Thunar, XFCE’s file manager, was a pretty late addition to my core set of tools that I rely on to accomplish day-to-day tasks. I started using it heavily maybe 2 or 3 years ago. For the longest time before that I had been using ranger, a console file manager.
The ability to move and copy files around between multiple directories using drag-and-drop is basically Thunar’s killer feature for me. I’m often faster using the mouse to select a bunch of files and then quickly dragging them someplace else. In comparison, ranger’s select-then-yank-and-paste workflow feels very cumbersome.
However, there’s always been a feature in ranger that Thunar did not have - the
very simple but powerful ability to filter the current directory listing by
showing only files matching a given pattern. There’s a more or less hidden way
to have Thunar select files matching a wildcard with CTRL-S
, but that relies
on popping up an extra dialogue, and doesn’t play well with interactive use.
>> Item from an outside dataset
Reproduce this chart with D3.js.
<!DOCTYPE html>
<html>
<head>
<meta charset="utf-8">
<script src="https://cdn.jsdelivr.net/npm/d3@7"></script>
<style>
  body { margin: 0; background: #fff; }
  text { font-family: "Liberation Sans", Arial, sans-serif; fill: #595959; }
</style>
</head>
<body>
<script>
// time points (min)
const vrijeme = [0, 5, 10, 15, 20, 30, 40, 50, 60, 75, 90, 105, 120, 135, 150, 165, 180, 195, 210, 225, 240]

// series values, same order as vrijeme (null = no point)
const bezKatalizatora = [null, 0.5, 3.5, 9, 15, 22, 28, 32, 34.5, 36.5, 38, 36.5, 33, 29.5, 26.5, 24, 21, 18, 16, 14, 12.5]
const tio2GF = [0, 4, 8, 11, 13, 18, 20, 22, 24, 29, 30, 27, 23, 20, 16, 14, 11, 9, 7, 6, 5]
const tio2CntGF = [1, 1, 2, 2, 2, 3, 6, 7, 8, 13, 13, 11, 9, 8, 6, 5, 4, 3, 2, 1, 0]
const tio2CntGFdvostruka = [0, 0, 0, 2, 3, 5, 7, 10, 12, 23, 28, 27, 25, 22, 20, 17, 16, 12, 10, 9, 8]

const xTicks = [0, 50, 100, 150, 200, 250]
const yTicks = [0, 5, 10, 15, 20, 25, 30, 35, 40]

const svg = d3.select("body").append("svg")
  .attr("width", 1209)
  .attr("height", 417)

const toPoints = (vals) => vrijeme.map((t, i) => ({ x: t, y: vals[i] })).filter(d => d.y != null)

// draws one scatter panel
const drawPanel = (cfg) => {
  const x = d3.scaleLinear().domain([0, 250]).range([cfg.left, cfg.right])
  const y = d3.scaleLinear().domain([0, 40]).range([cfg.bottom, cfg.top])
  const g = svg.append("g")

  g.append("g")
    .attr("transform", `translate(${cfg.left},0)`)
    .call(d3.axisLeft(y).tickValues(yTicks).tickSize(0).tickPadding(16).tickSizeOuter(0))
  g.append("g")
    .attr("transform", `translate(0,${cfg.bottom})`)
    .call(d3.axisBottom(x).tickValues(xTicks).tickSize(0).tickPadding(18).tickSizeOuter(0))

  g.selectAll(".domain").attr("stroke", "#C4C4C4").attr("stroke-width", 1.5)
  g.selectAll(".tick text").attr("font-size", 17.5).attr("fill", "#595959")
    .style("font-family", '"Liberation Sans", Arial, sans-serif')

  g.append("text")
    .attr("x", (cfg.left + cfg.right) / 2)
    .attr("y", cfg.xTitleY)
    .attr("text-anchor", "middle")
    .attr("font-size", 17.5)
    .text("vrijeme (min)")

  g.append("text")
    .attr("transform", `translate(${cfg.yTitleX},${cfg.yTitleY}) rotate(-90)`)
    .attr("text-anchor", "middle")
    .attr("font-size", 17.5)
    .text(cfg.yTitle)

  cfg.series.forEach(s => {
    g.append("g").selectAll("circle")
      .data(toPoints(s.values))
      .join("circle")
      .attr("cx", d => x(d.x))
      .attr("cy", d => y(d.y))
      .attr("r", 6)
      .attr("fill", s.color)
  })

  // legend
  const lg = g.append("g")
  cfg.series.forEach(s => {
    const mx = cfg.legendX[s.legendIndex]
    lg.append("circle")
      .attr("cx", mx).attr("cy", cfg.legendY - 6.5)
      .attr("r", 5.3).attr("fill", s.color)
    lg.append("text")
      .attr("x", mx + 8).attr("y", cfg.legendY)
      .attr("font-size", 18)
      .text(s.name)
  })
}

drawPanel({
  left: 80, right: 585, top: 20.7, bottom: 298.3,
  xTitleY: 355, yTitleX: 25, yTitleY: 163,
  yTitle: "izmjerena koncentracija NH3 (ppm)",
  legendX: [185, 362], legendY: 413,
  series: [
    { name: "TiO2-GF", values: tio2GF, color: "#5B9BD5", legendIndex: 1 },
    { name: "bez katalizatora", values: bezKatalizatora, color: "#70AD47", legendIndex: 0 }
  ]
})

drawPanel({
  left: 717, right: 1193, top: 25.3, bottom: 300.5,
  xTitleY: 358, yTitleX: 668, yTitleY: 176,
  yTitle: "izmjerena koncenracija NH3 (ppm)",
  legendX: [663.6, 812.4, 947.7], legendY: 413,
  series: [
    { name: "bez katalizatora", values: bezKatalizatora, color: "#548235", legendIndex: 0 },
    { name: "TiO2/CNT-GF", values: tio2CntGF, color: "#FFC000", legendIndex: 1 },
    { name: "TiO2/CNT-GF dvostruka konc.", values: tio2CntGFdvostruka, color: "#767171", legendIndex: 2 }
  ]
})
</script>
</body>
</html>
Very early on I found a feature request for this, but it looked largely abandoned and I forgot about it until today when, to my extreme surprise, I discovered that it was implemented just 3 months ago. There does not seem to have been any large fanfare around it; the changelog buries it in more miscellaneous changes. Not a big deal.
Way more worrisome, however, is that the
commit
implementing the feature does not introduce any user-facing documentation.
Nowhere is explained how the new feature works and what its limitations are. I
had to go read
the
code
to find out why my search results were littered with seemingly random files in
other directories. Turns out that it consults files in GtkRecent
too, merging
results in the current directory with matches of files you had recently opened,
regardless of their location.
A terrible default in my opinion, so I immediately turned it off by disabling
the
gtk-recent-files-enabled
property in my GTK config. Thankfully you can still do that, albeit in a
system-wide fashion, but I don’t care about recent files.
Still, it’s really sad I had to go out of my way to find that out. A less tech-savvy user could not have done that so easily. It would lower the bar tremendously here to describe what a new feature does and point out how to configure it.
A failure to do so makes software intransparent and hostile, furthers the notion that the user experience is inherently bad, and very quickly leads to resignation in the common user base.